United States and Japan connect the two lunar explorers

The U.S. space agency NASA and Japan’s JAXA recently conducted a laser beam transmission experiment on the Moon. The Lunar Reconnaissance Orbiter transmitted it and the SLIM module, which had a bad landing, successfully received it.

The SLIM spacecraft on the surface of the Moon received a laser pulse. Source: phys.org

Laser pulse on the Moon

NASA’s LRO (Lunar Reconnaissance Orbiter) transmitted a laser pulse twice to a cookie-sized light reflector aboard the Japanese Aerospace Exploration Agency’s (JAXA) SLIM landing module on the Moon and received a return signal. 

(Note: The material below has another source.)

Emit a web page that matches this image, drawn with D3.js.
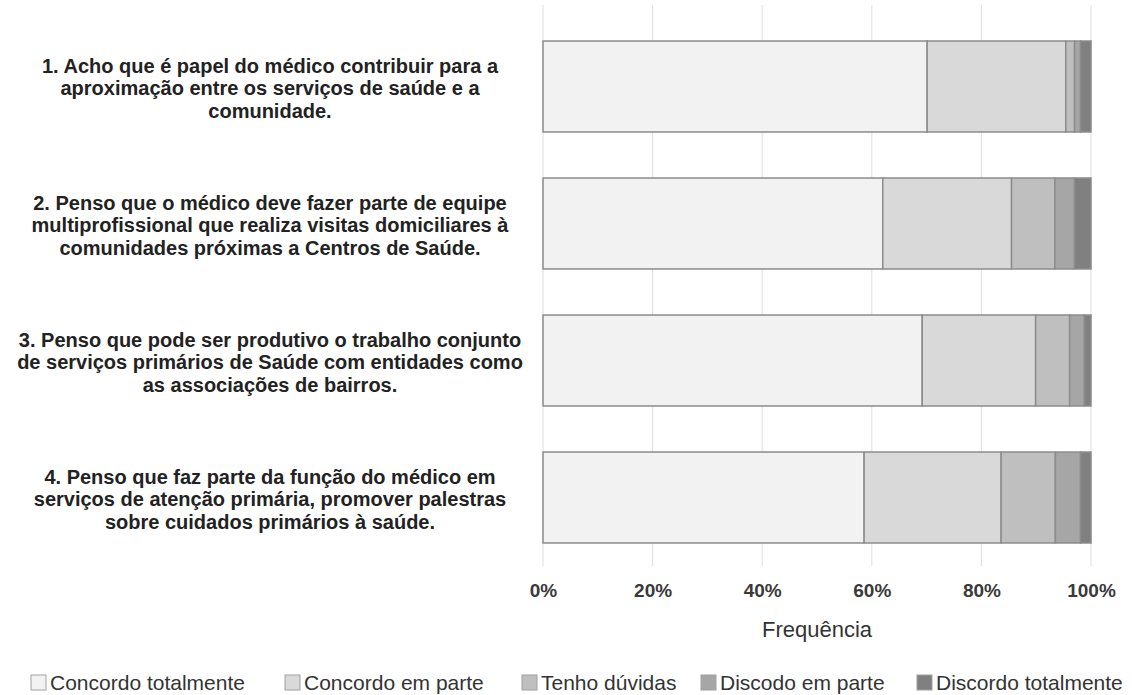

When LRO passed 71 km above SLIM (Smart Lander for Investigating Moon) during two consecutive orbits on May 24, 2024, it contacted the lander with a laser altimeter, as it had done eight times before. But on those two attempts, the signal bounced back to the LRO detector.

Important achievement and collaboration between NASA and JAXA

This was a major accomplishment for NASA because the device is in a suboptimal position. Retroreflectors are typically attached to the top of the landing module, giving the LRO a 120-degree range of angles to aim at when sending laser pulses to the approximate location of the retroreflector. However, the SLIM descent vehicle plunged to the surface with its top sideways, which limited the LRO’s range.

To improve the chances of achieving their goal, the LRO team worked with JAXA to determine SLIM’s exact location and orientation. NASA engineers then predicted when the spacecraft’s orbital trajectory would put it at coordinates that would give it the best chance of reaching the Japanese probe’s retroreflector with laser beams.

“LRO’s altimeter wasn’t built for this type of application, so the chances of pinpointing a tiny retroreflector on the moon’s surface are already low,” said Xiaoli Sun, who led the team that built the SLIM reflector at Goddard Space Flight Center in Greenbelt, Maryland, as part of a partnership between NASA and JAXA.

SLIM landed on the surface of the Moon on January 20. The retroreflector clipped to the landing module, called the Laser Retroreflector Array, is one of six that NASA has sent to the Moon aboard private and government landing vehicles, and the second to return a signal back to the LRO altimeter.

Importance of NASA’s retroreflectors

The laser beam was first transmitted from LRO to NASA’s Retroreflector and back on December 12, 2023, when LRO communicated with the Indian Space Research Organization’s (ISRO) Vikram landing vehicle. Since that time, the LRO has exchanged laser pings with Vikram three more times.

NASA’s retroreflector consists of eight quartz cubic prisms mounted in a 5 cm wide domed aluminum frame. Without the need for power and maintenance, the retroreflectors can survive on the lunar surface for decades and thus serve as reliable beacons for future missions.

For example, retroreflectors could show Artemis astronauts the way to the surface in the dark or mark the locations of spacecraft already on the surface to help astronauts and uncrewed spacecraft land near them.

LRO’s altimeter, the only laser instrument orbiting the Moon, was designed to map the Moon’s topography to prepare for missions to the surface, not to point with 1/100th of a degree accuracy at reflectors, which LRO engineers try to do with every ping.